Sie verteidigen in Ihrem Buch stark den Nationalstaat. Nur er kenne bisher souveräne Bürger, schreiben Sie. Was haben Sie denn gegen die Globalisierung? Neulich fuhr ich mit einem Uber. Der Fahrer kam aus Bangladesch, sprach ein wenig Deutsch und erzählte mir, dass sich seine Frau hier nicht wohlfühlt, weil das Wetter so schlecht sei. Ich habe mir vorgestellt, was für ein Leben das ist: Er spricht kaum Deutsch und fährt mit einem Wagen durch eine Stadt, zu der er keine Verbindung hat. Seine Zielorte, die er nicht kennt, bekommt er auf Englisch von einer Roboterstimme ins Ohr gesagt. Und dann kommt er abends nach Hause und hört die Klagen seiner Frau, die auch seine werden. Die Globalisierung hat eine Masse von Heimatlosen geschaffen, die über diesen Erdball gejagt werden, weil ihnen zu Hause das Geld zum Überleben fehlt. Was soll ich daran gut finden? Ich habe neulich einen schönen Satz von dem französischen Filmregisseur Jean Renoir gelesen. Der hat gesagt: „Je lokaler, desto universeller.“ Das Schöne am Nationalstaat ist, dass er Differenzen zulässt und dadurch Allmacht verhindert. Deswegen glaube ich auch, dass die USA lernen müssen, ein Nationalstaat zu werden: Sie müssen lernen, Grenzen zu akzeptieren, statt sich als Weltpolizist aufzuspielen.

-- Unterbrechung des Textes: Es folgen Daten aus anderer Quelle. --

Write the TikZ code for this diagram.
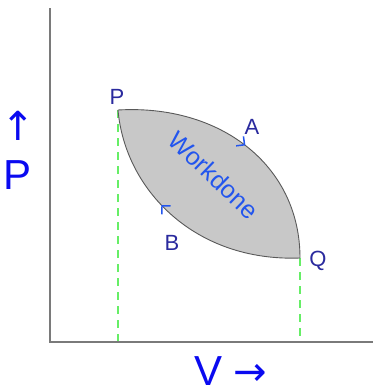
\documentclass[tikz,border=0pt]{standalone}
\usepackage{fontspec}
\setmainfont{Liberation Sans}
\newfontfamily\symfont{DejaVu Sans}
\usetikzlibrary{arrows.meta,decorations.markings}
\definecolor{axisgray}{HTML}{7A7A7A}
\definecolor{dashgreen}{HTML}{66EE66}
\definecolor{ptblue}{HTML}{2A2A9E}
\definecolor{wdblue}{HTML}{2255EE}
\definecolor{axblue}{HTML}{0A0AF0}
\definecolor{fillgray}{HTML}{C8C8C8}
\tikzset{
  axisline/.style={draw=axisgray,line width=2.5pt},
  guide/.style={draw=dashgreen,line width=2pt,dash pattern=on 8pt off 6pt},
  ptlabel/.style={text=ptblue,font=\fontsize{22}{22}\selectfont,inner sep=0pt},
  axlabel/.style={text=axblue,font=\fontsize{42}{42}\selectfont,inner sep=0pt},
  axarrow/.style={text=axblue,font=\symfont\fontsize{40}{40}\selectfont,inner sep=0pt},
  cycle/.style={draw=black!65,line width=0.9pt},
  dirmark/.style={postaction={decorate},decoration={markings,
     mark=at position #1 with {\arrow[wdblue,line width=1.5pt]{Straight Barb[length=6pt,width=12pt]}}}}
}
\begin{document}
\begin{tikzpicture}[x=1pt,y=-1pt]
\useasboundingbox (0,0) rectangle (373,392);
\coordinate (P) at (118,110);
\coordinate (Q) at (300,258);
\coordinate (Pb) at (118,342);
\coordinate (Qb) at (300,342);
\coordinate (O) at (50,342);
\coordinate (Ytop) at (50,8);
\coordinate (Xend) at (373,342);
% guides
\draw[guide] (P) -- (Pb);
\draw[guide] (Q) -- (Qb);
% area
\fill[fillgray] (P) .. controls (220,104) and (300,165) .. (Q)
   .. controls (195,262) and (125,190) .. (P) -- cycle;
\draw[cycle,dirmark=0.51] (P) .. controls (220,104) and (300,165) .. (Q);
\draw[cycle,dirmark=0.59] (Q) .. controls (195,262) and (125,190) .. (P);
% axes
\draw[axisline] (Ytop) -- (O) -- (Xend);
% labels
\node[ptlabel] (lP) at (117,97) {P};
\node[ptlabel] (lQ) at (318,261) {Q};
\node[ptlabel] (lA) at (252,127) {A};
\node[ptlabel] (lB) at (172,243) {B};
\node[text=wdblue,font=\fontsize{25}{25}\selectfont,rotate=-44,inner sep=0pt] (wd) at (214,175) {Workdone};
\node[axarrow] (yarr) at (18,126) {↑};
\node[axlabel] (yP) at (18,175) {P};
\node[axlabel] (xV) at (209,371) {V};
\node[axarrow] (xarr) at (250,375) {→};
\end{tikzpicture}
\end{document}
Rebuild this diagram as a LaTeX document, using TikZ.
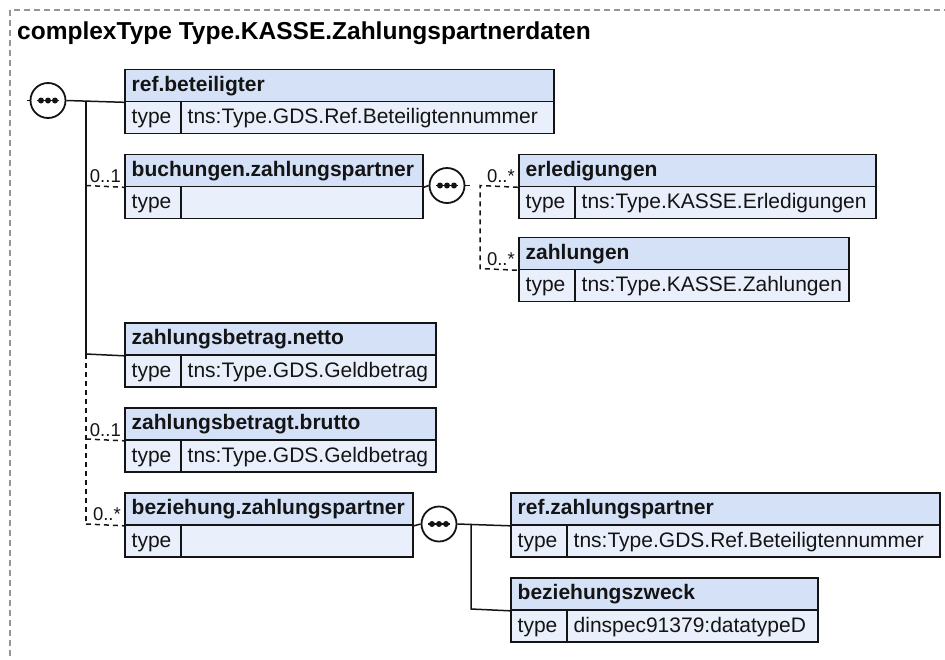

Dann halten Sie auch von der Europäischen Union nicht viel? Die EU-Kommission wird nicht gewählt. Und die Parlamentarier, die gewählt werden, haben nichts zu sagen. Das ist bekannt. Und wie Wahlbeeinflussung in Europa mittlerweile funktioniert, haben wir ebenfalls gelernt – in Rumänien, in Moldawien. Was ist mit der vom BSW schon längst beantragten Neuauszählung der Bundestagswahl? Ich glaube, die Art und Weise, wie demokratisch entwickelte Formalien hinterrücks abgebaut werden, ist nicht mehr zu übersehen. Empörungsmanagement, Cancel Culture, Beeinflussung durch größere Zentralmächte: Das sind Kriege, die sich überall auf dieser Erde gerade abspielen. Deswegen stelle ich mal eine Gegenfrage: Wie könnte eine nach Brüssel abgegebene Souveränität Freiheit bedeuten und nicht Unterordnung unter einen Beamtenapparat, der nichts mit der Realität und mir zu tun hat?